Codemirror-grammar-mode NPM

CodeMirror grammar mode

This is an experimental tool for building CodeMirror modes from grammar descriptions.

You write a grammar like this:

skip (" " | "\t" | "\n")* {
  Expr { (num | var | ParenExpr) (op Expr)? }
  context ParenExpr { "(" Expr ")" }
}
tokens {
  num="number" { digit+ }
  var="variable" { letter (letter | digit)* }
  op { "+" | "-" | "/" | "*" }
}
digit { "0"-"9" }
letter { "a"-"z" | "A"-"Z" }

And then run grammar-mode on it to convert it into a JavaScript file. This file will export a set of bindings that can be given to the accompanying interpreter (in src/mode.js) to create a CodeMirror mode.

Grammar syntax

A grammar is a set of rules. Rules may appear on the top level or within tokens or skip blocks. The rules within tokens are considered the base token types of the language, and will be fallen back on when nothing else matches. A skip block is used to automatically insert whitespace-like productions between the elements of the rules inside of it.

Each rule has a name, optionally followed by the keyword context to mark it as a rule for which a context has to be pushed onto the context stack. Contexts can be used by external code to do things like computing indentation based on what rules are currently active.

After the rule name, you can add an equals sign and a quoted string to set a token type for the rule (for example num="number" in the example).
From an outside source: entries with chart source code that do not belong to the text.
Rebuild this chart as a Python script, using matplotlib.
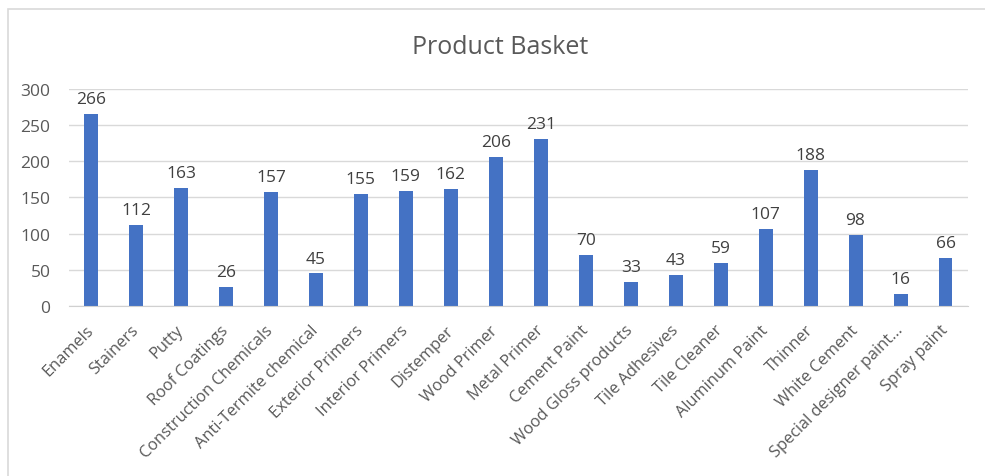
import matplotlib
matplotlib.use("Agg")
import matplotlib.pyplot as plt
from matplotlib.patches import Rectangle

categories = ["Enamels", "Stainers", "Putty", "Roof Coatings", "Construction Chemicals",
              "Anti-Termite chemical", "Exterior Primers", "Interior Primers", "Distemper",
              "Wood Primer", "Metal Primer", "Cement Paint", "Wood Gloss products",
              "Tile Adhesives", "Tile Cleaner", "Aluminum Paint", "Thinner", "White Cement",
              "Special designer paint\u2026", "Spray paint"]
values = [266, 112, 163, 26, 157, 45, 155, 159, 162, 206, 231, 70, 33, 43, 59, 107, 188, 98, 16, 66]
yticks = [0, 50, 100, 150, 200, 250, 300]

plt.rcParams['font.family'] = ['Open Sans', 'DejaVu Sans']

W, H = 985, 477
fig = plt.figure(figsize=(W/100, H/100), dpi=100)
fig.patch.set_facecolor('white')
# outer chart border
fig.patches.append(Rectangle((8/W, -0.1), 1.2, 1.1 - 10/H, transform=fig.transFigure,
                             fill=False, edgecolor='#d9d9d9', linewidth=1.2, zorder=0))

left, right = 68.5, 968
bottom, top = 307, 90
ax = fig.add_axes([left/W, 1 - bottom/H, (right-left)/W, (bottom-top)/H])
x = list(range(len(categories)))
ax.bar(x, values, width=0.31, color='#4472c4', zorder=3)
ax.set_xlim(-0.5, len(categories) - 0.5)
ax.set_ylim(0, 300)
ax.set_yticks(yticks)
ax.set_yticklabels([str(t) for t in yticks], fontsize=12.5, color='#595959')
ax.tick_params(axis='y', length=0, pad=13)
ax.tick_params(axis='x', length=0, pad=15.5)
ax.grid(axis='y', color='#d9d9d9', linewidth=1, zorder=0)
for s in ['top', 'right', 'left']:
    ax.spines[s].set_visible(False)
ax.spines['bottom'].set_color('#d0d0d0')
ax.spines['bottom'].set_zorder(4)
ax.set_xticks(x)
ax.set_xticklabels(categories, rotation=45, ha='right', va='center', rotation_mode='anchor',
                   fontsize=11.8, color='#595959')
for xi, v in zip(x, values):
    ax.annotate(str(v), (xi, v), xytext=(0, 5), textcoords='offset points',
                ha='center', va='bottom', fontsize=12.5, color='#404040')
fig.text(500/W, 1 - 48/H, "Product Basket", ha='center', va='center', fontsize=18, color='#595959')
fig.savefig('out.png', dpi=100)
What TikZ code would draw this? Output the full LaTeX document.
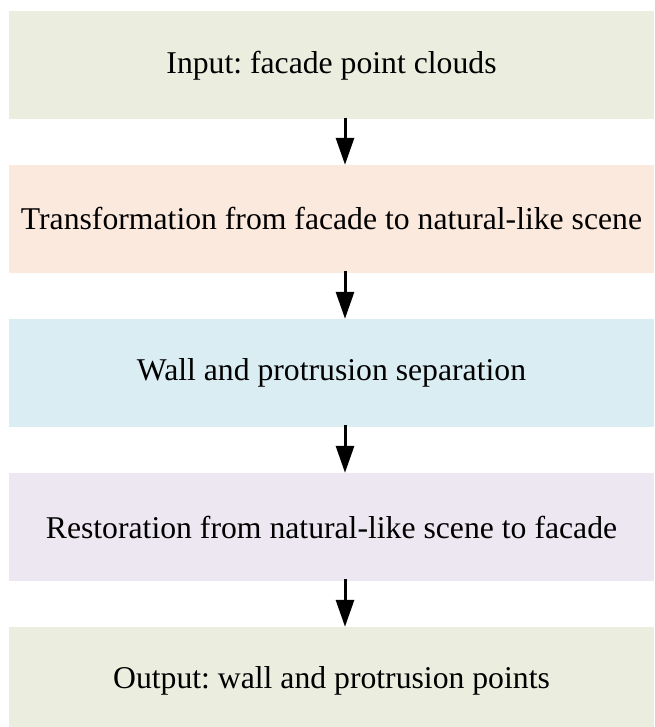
\documentclass[tikz,border=0pt]{standalone}
\usepackage{fontspec}
\setmainfont{Liberation Serif}
\usetikzlibrary{arrows.meta}
\definecolor{cgreen}{HTML}{EBEEDF}
\definecolor{corange}{HTML}{FCE9DD}
\definecolor{cblue}{HTML}{DAEDF3}
\definecolor{cpurple}{HTML}{ECE7F0}
\frenchspacing
\begin{document}
\begin{tikzpicture}[x=1pt,y=1pt,
  box/.style={draw=none,minimum width=645pt,minimum height=108pt,inner sep=0pt,font=\fontsize{31.7}{36}\selectfont},
  flow/.style={line width=3pt,-{Triangle[length=27pt,width=18pt]}}]
\useasboundingbox (0,0) rectangle (654,727);
\begin{scope}
\clip (0,0) rectangle (654,727);
\node[box,fill=cgreen]   (in)  at (331.5,661.5) {Input: facade point clouds};
\node[box,fill=corange]  (tr)  at (331.5,508)   {Transformation from facade to natural-like scene};
\node[box,fill=cblue]    (sep) at (331.5,354)   {Wall and protrusion separation};
\node[box,fill=cpurple]  (rs)  at (331.5,200)   {Restoration from natural-like scene to facade};
\node[box,fill=cgreen]   (out) at (331.5,46)    {Output: wall and protrusion points};
\end{scope}
\draw[flow] ([xshift=13.5pt,yshift=2pt]in.south) -- ([xshift=13.5pt]tr.north);
\draw[flow] ([xshift=13.5pt,yshift=2pt]tr.south) -- ([xshift=13.5pt]sep.north);
\draw[flow] ([xshift=13.5pt,yshift=2pt]sep.south) -- ([xshift=13.5pt]rs.north);
\draw[flow] ([xshift=13.5pt,yshift=2pt]rs.south) -- ([xshift=13.5pt]out.north);
\end{tikzpicture}
\end{document}
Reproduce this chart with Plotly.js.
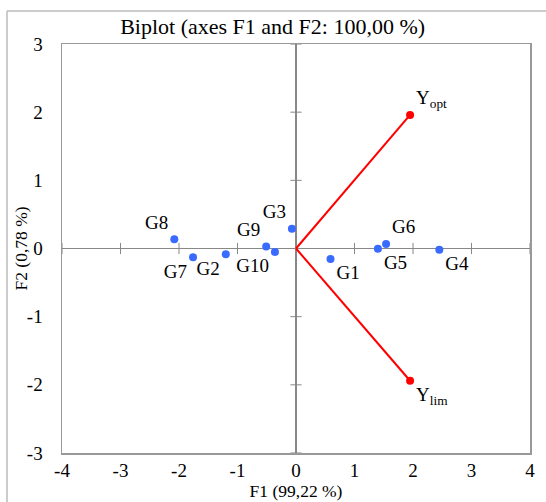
<!DOCTYPE html>
<html><head><meta charset="utf-8">
<script src="https://cdn.plot.ly/plotly-3.0.1.min.js"></script>
<style>html,body{margin:0;padding:0;background:#fff}#chart{width:546px;height:502px}</style>
</head><body><div id="chart"></div>
<script>
const obsLabels = ["G1","G2","G3","G4","G5","G6","G7","G8","G9","G10"];
const obsF1 = [0.59,-1.20,-0.07,2.45,1.40,1.54,-1.76,-2.08,-0.51,-0.36];
const obsF2 = [-0.155,-0.085,0.29,-0.02,-0.003,0.066,-0.13,0.135,0.03,-0.05];
const obsTextPos = ["bottom right","bottom left","top left","bottom right","bottom right","top right","bottom left","top left","top left","bottom left"];
const varLabels = ["Y<sub>opt</sub>","Y<sub>lim</sub>"];
const varF1 = [1.95,1.95];
const varF2 = [1.96,-1.94];
const varTextPos = ["top right","bottom right"];
const xTicks = [-4,-3,-2,-1,0,1,2,3,4];
const xTickText = ["-4","-3","-2","-1","0","1","2","3","4"];
const yTicks = [-3,-2,-1,0,1,2,3];
const yTickText = ["-3","-2","-1","0","1","2","3"];

const fam = "Liberation Serif";
const f = (s)=>({family:fam, size:s, color:"#000"});
const traces = [];
traces.push({x:xTicks, y:xTicks.map(()=>0), mode:"markers", hoverinfo:"skip", showlegend:false,
  marker:{symbol:"line-ns", size:8, line:{color:"#888", width:1}}});
traces.push({x:yTicks.map(()=>0), y:yTicks, mode:"markers", hoverinfo:"skip", showlegend:false,
  marker:{symbol:"line-ew", size:8, line:{color:"#888", width:1}}});
varF1.forEach((v,i)=>{
  traces.push({x:[0,v], y:[0,varF2[i]], mode:"lines", line:{color:"#ff0000", width:2}, showlegend:false, hoverinfo:"skip"});
});
traces.push({x:varF1, y:varF2, mode:"markers+text", text:varLabels, textposition:varTextPos,
  textfont:f(19), marker:{color:"#ff0000", size:8}, showlegend:false, cliponaxis:false});
traces.push({x:obsF1, y:obsF2, mode:"markers+text", text:obsLabels, textposition:obsTextPos,
  textfont:f(19), marker:{color:"#3a6bff", size:8}, showlegend:false, cliponaxis:false});

const layout = {
  width:546, height:502,
  margin:{l:62, r:16, t:44, b:49},
  paper_bgcolor:"#fff", plot_bgcolor:"#fff",
  font:f(19),
  title:{text:"Biplot (axes F1 and F2: 100,00 %)", font:f(22), x:0.45, xref:"paper", xanchor:"center", y:0.948, yref:"container", yanchor:"middle"},
  xaxis:{range:[-4,4], tickvals:xTicks, ticktext:xTickText, showgrid:false, zeroline:true, zerolinecolor:"#888", zerolinewidth:1.5,
    showline:true, mirror:true, linecolor:"#999", linewidth:1.5, ticks:"", tickfont:f(19),
    title:{text:"F1 (99,22 %)", font:f(17.5), standoff:2}},
  yaxis:{range:[-3,3], tickvals:yTicks, ticktext:yTickText, showgrid:false, zeroline:true, zerolinecolor:"#888", zerolinewidth:1.5,
    showline:true, mirror:true, linecolor:"#999", linewidth:1.5, ticks:"", ticklabelstandoff:14, tickfont:f(19)},
  annotations:[
    {text:"F2 (0,78 %)", textangle:-90, xref:"paper", yref:"paper", x:-42/468, y:0.5, xanchor:"center", yanchor:"middle", showarrow:false, font:f(17.5)}
  ],
  shapes:[
    {type:"line", xref:"paper", yref:"paper", x0:-55/468, x1:1.1, y0:1+33/409, y1:1+33/409, line:{color:"#bbb", width:1.5}},
    {type:"line", xref:"paper", yref:"paper", x0:-55/468, x1:-55/468, y0:1+33/409, y1:-0.2, line:{color:"#bbb", width:1.5}}
  ]
};
Plotly.newPlot("chart", traces, layout, {staticPlot:true, displayModeBar:false});
</script></body></html>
That token type will be used to highlight the text that matches the rule.

Each rule contains a match expression, which is built up like this:

A "literal string" (using JSON string syntax) matches that exact text.
An underscore matches any character, and a period matches any character except newlines.
A character range is written as two single-character strings with a dash in between.
An unquoted word is a reference to another rule.
Multiple expressions separated by whitespace indicate that these things must match in sequence.
Parentheses can be used around expressions to group them.
Multiple expressions separated by pipe characters indicate a choice between those expressions. The first choice that matches is taken.
A +, *, or ? after an expression allows that expression to occur one or more (+), zero or more (*), or zero or one (?) times. This is done greedily — as many repetitions as possible are matched.
A ~ or ! character followed by an expression denotes a lookahead — positive lookahead for ~ and negative for !.
An & followed by a name is a call to a predicate. This is an external function that will be called to determine whether a given position matches.

Single-edge lookahead

A grammar is compiled to a set of state machines, whose edges are regular expressions, possibly extended with predicate calls and lookaheads, or calls to rules. When parsing, the interpreter will take the first edge that matches and consumes input, without looking ahead further.

The catch is that you have somehow write your grammar so that the right choice is made at every point. If something is ambiguous, the parser will just always take the first path. So, depending on your grammar, you might have to insert lookaheads to disambiguate things. For example, to distinguish between a variable and a label in a C-like language, you'd need rules something like this:

Statement {
  label ":" |
  variable |
  otherThing
}

label="meta" { letter+ ~(spaceChar* ":") }
variable="variable" { letter+ }

Command-line parameters

The grammar-mode command expects a file as argument, or will read from standard input when not given one. Other, optional, arguments include:

--output file specifies a file to write the output to (defaults to standard output).
--es-module tells the tool to output an ES6 module (default is a CommonJS module).
--graph will cause it to output a graph in .dot format instead of a JavaScript module. Can be useful for debugging.
--names will cause the JavaScript output to be more verbose but easier to read, using string names rather than numbers for the nodes.